Revolusi Hijau Kebablasan
Pembukaan lahan di berbagai pulau didukung dengan diterbitkannya sertifikat HPH (Hak Pengelolahan Hutan) yang dikantongi oleh sejumlah perusahaan rekanan pemerintah, ujung –ujungnya pembukaan hutan menjadi tidak terkendali, sejumlah pengusaha mengeksploitasi hutan demi memperkaya diri modusnya beragam namun secara garis besar berputar pada tiga hal yakni pembalakan liar, penyelundupan kayu ilegal dan perburuan satwa – satwa langka yang seharusnya dilindungi. Ketika itu LSM – LSM peduli lingkungan hidup seperti wahana lingkungan hidup Indonesia (Walhi) terus bersuara menentang eksploitasi hutan sebagai biang perusakan lingkungan hidup, mengganggu kelestarian habitat dan merusak keseimbangan ekosistem.
Episode Krisis pangan pada akhirnya menggulirkan banyak bola liar hingga akhirnya Revolusi Hijau banyak dinilai sebagai kebijakan besar dengan biaya tinggi dan ongkos sosial yang teramat mahal.

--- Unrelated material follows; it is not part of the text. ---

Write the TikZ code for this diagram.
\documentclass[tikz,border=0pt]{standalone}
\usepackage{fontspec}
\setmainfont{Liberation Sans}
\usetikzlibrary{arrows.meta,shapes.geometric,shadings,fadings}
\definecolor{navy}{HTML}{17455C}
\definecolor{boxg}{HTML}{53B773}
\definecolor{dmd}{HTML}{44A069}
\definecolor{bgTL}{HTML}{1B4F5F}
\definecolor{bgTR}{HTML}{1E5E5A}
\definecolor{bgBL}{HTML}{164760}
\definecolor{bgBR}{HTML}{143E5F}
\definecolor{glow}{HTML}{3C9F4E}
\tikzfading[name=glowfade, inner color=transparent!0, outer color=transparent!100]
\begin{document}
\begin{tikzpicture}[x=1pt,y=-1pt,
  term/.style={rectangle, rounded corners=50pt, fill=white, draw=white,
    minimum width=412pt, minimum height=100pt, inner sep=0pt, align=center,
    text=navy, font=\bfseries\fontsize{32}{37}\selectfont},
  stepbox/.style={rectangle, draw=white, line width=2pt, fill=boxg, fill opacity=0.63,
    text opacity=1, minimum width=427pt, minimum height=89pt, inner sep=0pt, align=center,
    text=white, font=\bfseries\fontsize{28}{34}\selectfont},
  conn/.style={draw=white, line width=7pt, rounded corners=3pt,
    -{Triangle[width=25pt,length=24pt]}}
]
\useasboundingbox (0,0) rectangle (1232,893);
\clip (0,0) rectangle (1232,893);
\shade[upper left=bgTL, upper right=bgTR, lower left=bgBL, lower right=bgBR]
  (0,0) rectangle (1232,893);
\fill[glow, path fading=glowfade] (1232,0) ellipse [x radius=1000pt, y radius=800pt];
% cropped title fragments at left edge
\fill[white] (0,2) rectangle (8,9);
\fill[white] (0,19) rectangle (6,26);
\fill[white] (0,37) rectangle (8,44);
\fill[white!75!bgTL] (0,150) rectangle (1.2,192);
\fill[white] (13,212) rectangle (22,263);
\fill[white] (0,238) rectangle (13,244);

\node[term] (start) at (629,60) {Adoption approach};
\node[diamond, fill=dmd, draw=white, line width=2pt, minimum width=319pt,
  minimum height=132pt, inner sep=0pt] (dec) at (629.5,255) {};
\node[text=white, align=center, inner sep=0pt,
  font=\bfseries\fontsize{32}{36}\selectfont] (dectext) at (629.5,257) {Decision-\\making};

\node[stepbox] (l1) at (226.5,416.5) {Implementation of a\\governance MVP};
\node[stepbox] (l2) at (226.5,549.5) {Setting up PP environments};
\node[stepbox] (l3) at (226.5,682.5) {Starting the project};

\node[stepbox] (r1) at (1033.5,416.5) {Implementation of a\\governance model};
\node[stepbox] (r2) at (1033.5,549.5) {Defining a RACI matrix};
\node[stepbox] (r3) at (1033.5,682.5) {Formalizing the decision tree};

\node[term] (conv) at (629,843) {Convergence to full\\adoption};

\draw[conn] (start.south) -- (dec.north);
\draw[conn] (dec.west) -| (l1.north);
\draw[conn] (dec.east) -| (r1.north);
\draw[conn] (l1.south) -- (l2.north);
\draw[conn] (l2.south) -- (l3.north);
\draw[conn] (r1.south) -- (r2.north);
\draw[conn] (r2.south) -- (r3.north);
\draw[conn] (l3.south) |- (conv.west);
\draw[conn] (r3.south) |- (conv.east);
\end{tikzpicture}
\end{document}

Reformasi Hijau Berkelanjutan
Belum lama menjabat, Menhut MS Ka’ban dituding sebagai biang kerusakan lingkungan hidup, padahal secara obyektif perusakan dan kerusakan lingkungan telah terjadi sejak lama melalui berkali – kali pergantian menteri kehutanan dan justru MSK-lah yang lantang dan istiqomah menyuarakan program penanaman sejuta pohon (belia menanam dewasa memanen), pemberantasan illegal logging hingga tuntas ke akar – akarnya dengan berkoordinasi dengan Jajaran Kepolisian RI dan Pemerintah Daerah, MSK tidak ketinggalan mengeluarkan Permenhut yang mengatur pembatasan izin HPH, pengelolaan HTI dan transparansi Konversi Hutan dengan melibatkan multipihak yang kompeten dengan persetujuan parlemen.
Ketika Walhi menuding dan menghujat langkah – langkah “Reformasi Hijau” MSK maka siapapun bisa menilai betapa Walhi telah kehilangan independensinya sebagai pejuang lingkungan hidup lantaran tidak bersedia diajak duduk bersama berdialog menuntaskan permasalahan lingkungan hidup yang tidak se-sederhana yang dibayangkan.
MSK melalui program “reformasi hijau” dengan keras menyatakan perang terhadap pengusaha – pengusaha nakal para eksploitir hutan, pembalak – pembalak dan penyelundup liar juga para pelaku perdagangan satwa – satwa langka nusantara.
MSK menggulirkan berbagai program “reformasi hijau” bukan semata – mata demi mengatasi pemanasan global namun demi menjaga Penghijauan Bumi Berkelanjutan karena hakikatnya Bumi, Air dan semua kekayaan Alam yang terkandung didalamnya harus dijaga agar bisa diwariskan kepada generasi selanjutnya.